Feb. 22 (Bloomberg) -- Singapore police said a Singaporean man is helping authorities in their probe into international soccer match-fixing.
Dan Tan Seet Eng is assisting Singapore authorities in their investigations, the police said in an e-mailed statement. Tan couldn’t be reached for comment as his contact details aren’t available in Singapore’s public telephone directory.
Europol, Europe’s law enforcement agency, said Feb. 4 a Singapore-based operation tried to fix more than 380 games, including World Cup and European Championship qualifiers, to generate more than 8 million euros ($10.6 million) in profit. An 18-month investigation, Operation VETO, found 425 match officials, club executives, players and criminals in 15 countries worked to cheat.
Interpol, the International Criminal Police Organization, yesterday arrested Admir Suljic, a soccer match-fixing suspect wanted by Italian authorities. The arrest followed “close cooperation between Italian and Singaporean police,” Interpol said in an e-mailed statement.
Singapore police said it informed the National Crime Bureau Rome of the travel plans of a person wanted by Italian authorities probing match-fixing. The person, who wasn’t identified by Singapore police, had since been arrested.

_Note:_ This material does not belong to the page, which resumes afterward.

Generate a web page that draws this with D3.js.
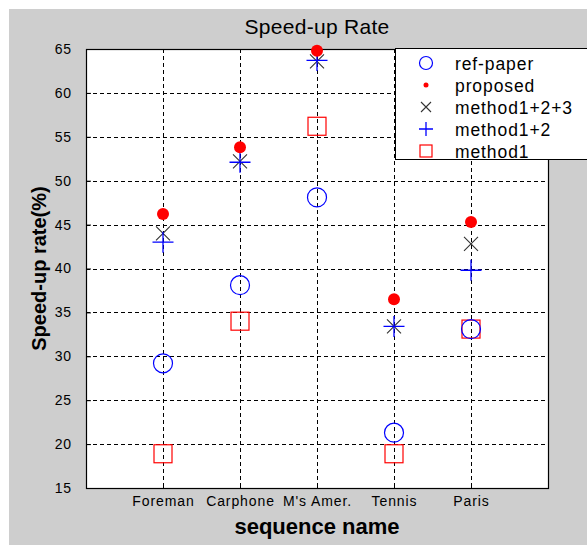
<!DOCTYPE html>
<html>
<head>
<meta charset="utf-8">
<script src="https://cdn.jsdelivr.net/npm/d3@7"></script>
<style>
  body { margin: 0; background: #fff; }
  svg { display: block; font-family: "Liberation Sans", Arial, sans-serif; }
  .grid line { stroke: #000; stroke-dasharray: 4,3; stroke-width: 1; }
  .axis text { font-size: 14px; fill: #000; letter-spacing: 0.9px; }
</style>
</head>
<body>
<div id="chart"></div>
<script>
// sequences on the x axis
var sequences = ["Foreman", "Carphone", "M's Amer.", "Tennis", "Paris"];
var yTicks = [15, 20, 25, 30, 35, 40, 45, 50, 55, 60, 65];

// speed-up rate (%) per method
var refPaper   = [29.2, 38.1, 48.1, 21.3, 33.1];
var proposed   = [46.2, 53.8, 64.8, 36.5, 45.3];
var method123  = [44.0, 52.2, 63.6, 33.4, 42.8];
var method12   = [43.0, 52.1, 63.7, 33.4, 39.8];
var method1    = [18.9, 34.0, 56.2, 18.9, 33.1];

var series = [
  {name: "ref-paper",   values: refPaper,  shape: "circle", color: "#0000ff"},
  {name: "proposed",    values: proposed,  shape: "dot",    color: "#ff0000"},
  {name: "method1+2+3", values: method123, shape: "cross",  color: "#333333"},
  {name: "method1+2",   values: method12,  shape: "plus",   color: "#0000ff"},
  {name: "method1",     values: method1,   shape: "square", color: "#ff0000"}
];

var W = 587, H = 545;
var margin = {top: 49, right: 39, bottom: 57, left: 86};
var width = W - margin.left - margin.right,
    height = H - margin.top - margin.bottom;

var svg = d3.select("#chart").append("svg")
    .attr("width", W).attr("height", H);

// grey figure background (white strip at top/left)
svg.append("rect").attr("x", 9).attr("y", 9)
    .attr("width", W - 9).attr("height", H - 9)
    .attr("fill", "#cecece");

var g = svg.append("g")
    .attr("transform", "translate(" + margin.left + "," + margin.top + ")");

var x = d3.scaleLinear().domain([0, sequences.length + 1]).range([0, width]);
var y = d3.scaleLinear().domain([15, 65]).range([height, 0]);

g.append("rect").attr("width", width).attr("height", height).attr("fill", "#fff");

// dashed grid
g.append("g").attr("class", "grid")
  .selectAll("line").data(yTicks.slice(1, -1)).enter().append("line")
    .attr("x1", 0).attr("x2", width)
    .attr("y1", function(d) { return Math.round(y(d)) + 0.5; })
    .attr("y2", function(d) { return Math.round(y(d)) + 0.5; });
g.append("g").attr("class", "grid")
  .selectAll("line").data(sequences).enter().append("line")
    .attr("y1", 0).attr("y2", height)
    .attr("x1", function(d, i) { return Math.round(x(i + 1)) + 0.5; })
    .attr("x2", function(d, i) { return Math.round(x(i + 1)) + 0.5; });

// axes
var xAxis = d3.axisBottom(x)
    .tickValues(d3.range(1, sequences.length + 1))
    .tickFormat(function(d) { return sequences[d - 1]; })
    .tickSizeInner(-5).tickSizeOuter(0).tickPadding(8);
var yAxis = d3.axisLeft(y)
    .tickValues(yTicks).tickSizeInner(-5).tickSizeOuter(0).tickPadding(14);

var gx = g.append("g").attr("class", "axis")
    .attr("transform", "translate(0," + height + ")").call(xAxis);
var gy = g.append("g").attr("class", "axis").call(yAxis);
gx.select(".domain").remove();
gy.select(".domain").remove();
g.selectAll(".axis .tick line").attr("stroke", "#000");

// plot border
g.append("rect").attr("x", 0.5).attr("y", 0.5)
    .attr("width", width).attr("height", height)
    .attr("fill", "none").attr("stroke", "#000").attr("stroke-width", 1.2);

function drawMarker(sel, shape, color, small) {
  if (shape === "circle") {
    sel.append("circle").attr("r", 9.5).attr("fill", "none")
      .attr("stroke", color).attr("stroke-width", 1.2);
  } else if (shape === "dot") {
    sel.append("circle").attr("r", small ? 2.5 : 6).attr("fill", color);
  } else if (shape === "cross") {
    sel.append("path").attr("d", "M-7,-7L7,7M-7,7L7,-7")
      .attr("stroke", color).attr("stroke-width", 1.1);
  } else if (shape === "plus") {
    sel.append("path").attr("d", "M-10.5,0L10.5,0M0,-10.5L0,10.5")
      .attr("stroke", color).attr("stroke-width", 1.3);
  } else if (shape === "square") {
    sel.append("rect").attr("x", -9).attr("y", -9).attr("width", 18).attr("height", 18)
      .attr("fill", "none").attr("stroke", color).attr("stroke-width", 1.2);
  }
}

// draw markers: squares/circles first, then crosses, dots on top
var order = [4, 0, 2, 3, 1];
order.forEach(function(k) {
  var s = series[k];
  g.append("g").selectAll("g").data(s.values).enter().append("g")
    .attr("transform", function(d, i) { return "translate(" + x(i + 1) + "," + y(d) + ")"; })
    .each(function() { drawMarker(d3.select(this), s.shape, s.color, false); });
});

// title and labels
svg.append("text").attr("x", margin.left + width / 2).attr("y", 34)
    .attr("text-anchor", "middle").style("font-size", "21px")
    .style("letter-spacing", "0.3px")
    .text("Speed-up Rate");
svg.append("text").attr("x", margin.left + width / 2).attr("y", 534)
    .attr("text-anchor", "middle").style("font-size", "22px").style("font-weight", "bold")
    .text("sequence name");
svg.append("text")
    .attr("transform", "translate(46," + (margin.top + height / 2) + ") rotate(-90)")
    .attr("text-anchor", "middle").style("font-size", "20px").style("font-weight", "bold")
    .text("Speed-up rate(%)");

// legend
var leg = svg.append("g").attr("transform", "translate(395,48)");
leg.append("rect").attr("x", 0.5).attr("y", 0.5).attr("width", 200).attr("height", 111)
    .attr("fill", "#fff").attr("stroke", "#000").attr("stroke-width", 1);
series.forEach(function(s, i) {
  var row = leg.append("g").attr("transform", "translate(0," + (15 + i * 22) + ")");
  var m = row.append("g").attr("transform", "translate(31,0)");
  if (s.shape === "circle") {
    m.append("circle").attr("r", 6.5).attr("fill", "none").attr("stroke", s.color).attr("stroke-width", 1.2);
  } else if (s.shape === "square") {
    m.append("rect").attr("x", -6).attr("y", -6).attr("width", 12).attr("height", 12)
      .attr("fill", "none").attr("stroke", s.color).attr("stroke-width", 1.2);
  } else if (s.shape === "cross") {
    m.append("path").attr("d", "M-5,-5L5,5M-5,5L5,-5").attr("stroke", s.color).attr("stroke-width", 1.1);
  } else if (s.shape === "plus") {
    m.append("path").attr("d", "M-7,0L7,0M0,-7L0,7").attr("stroke", s.color).attr("stroke-width", 1.3);
  } else {
    drawMarker(m, s.shape, s.color, true);
  }
  row.append("text").attr("x", 60).attr("y", 6.5).style("font-size", "17.5px")
    .style("letter-spacing", "0.9px").text(s.name);
});
</script>
</body>
</html>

Singapore is sending four senior officers to Interpol’s headquarters in Lyon, France, to join its Global Anti-Match-Fixing task force, the police said in a separate e-mailed statement yesterday.
“Singapore is committed to eradicating match-fixing as a transnational crime and protect the integrity of the sport and will pursue such cases vigorously with a view to bringing perpetrators to justice,” the police said. The Interpol mission “will enable us to build a concrete case, not just against individuals, but also against the syndicates involved.”